2017 was a huge year for interior design. Millennial pink, minimalism, and Scandi-chic dominated the interiors industry. But, for 2018, there’s a looser, more free-formed style in the mix.
According to Vanessa Walker of Houzz, we’re moving away from stark minimalism towards a more personalised, eclectic style that’s creative, organic and adventurous. Dubbed the year of ‘haute bohemian’ here’s our style forecast for 2018.
All about rejecting the conformity of a particular look, 2018 seems to be the year of experimentation when it comes to colour. A mix of warm terracottas, tans, siennas, and even ‘watermelon’ red accents were on show at the Milan Furniture Fair. Earthy greens, peaches, and pinks were featured alongside the warm brown tones.
In keeping with the new, looser design style is the trend of wabi sabi – the ancient Japanese philosophy of finding beauty in imperfection. Victoria Redshaw of Scarlet Opus explains, “One of my top trend tips for 2018 is to look out for products that relate to Wabi-Sabi…these products actually become more attractive and interesting as they become love-worn and time-worn from use”.
Examples of wabi sabi in action include aged wooden coffee tables, antique leather armchairs, and worn smooth glassware. It’s all about finding quality items that become interesting over time from the effects of weathering, oxidation, and cracking.
According to Pinterest, there has been a massive 533% increase in saved searches for patterned plants as people work out how to incorporate more greenery and foliage in their everyday lives.
Furniture With Curves
For 2018 we’re living in the 70s. Gone are the utilitarian, rectangular mid-century sofa beds. 70s curved furniture with saturated colours and puffier ‘fat’ shapes is set to trend.
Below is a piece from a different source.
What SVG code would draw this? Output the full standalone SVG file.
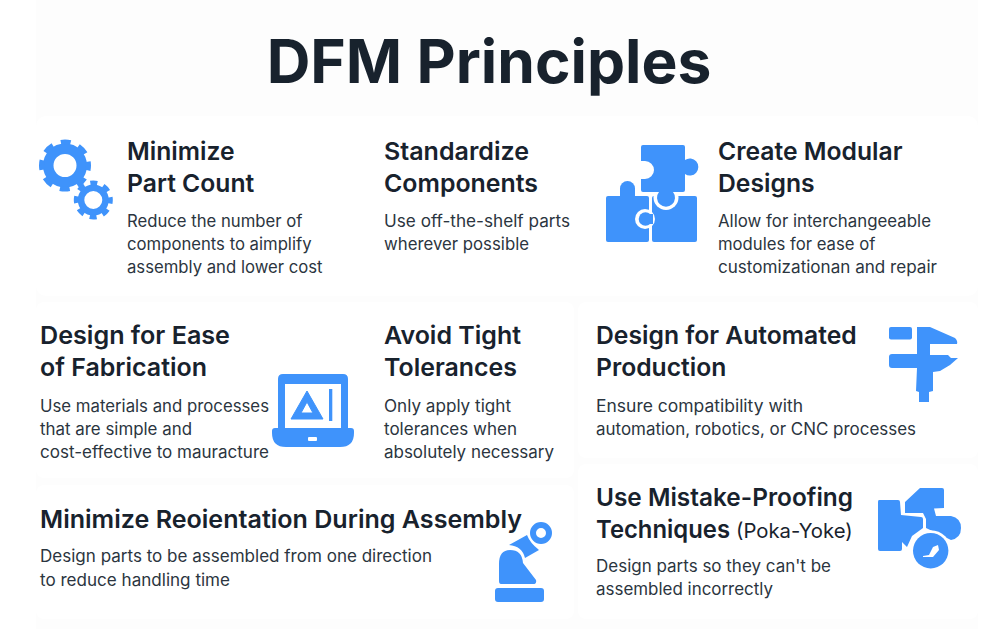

Athena Calderone of Eyeswoon notes, “More and more, I’m drawn to items that are shapely or circular, swiveling chairs, round cushions, and sloped mirrors.”
Paint It Black
In addition to earthy tones, there’s a move away from white-on-white towards darker colour combinations and finishes.
Inky black hardware, speckled black and white stoneware, and textured tawny accents are taking over, while woods such as rosewood, walnut, and mango are moving us away from white-on-white towards natural patinas. Claire Staszak of Centred Design says, “Natural woods are coming back strong…not those honey oaks or dark mahoganies of the dated past, but fresh, lighter stains that feel more raw and natural.”
What are your thoughts? Do you prefer the freewheeling, bohemian-chic vibes, or are you sticking with Scandinavian minimalism? One thing’s for sure, always go with what feels right and good with you! Ignore the trends, it’s only worth adopting if you love it.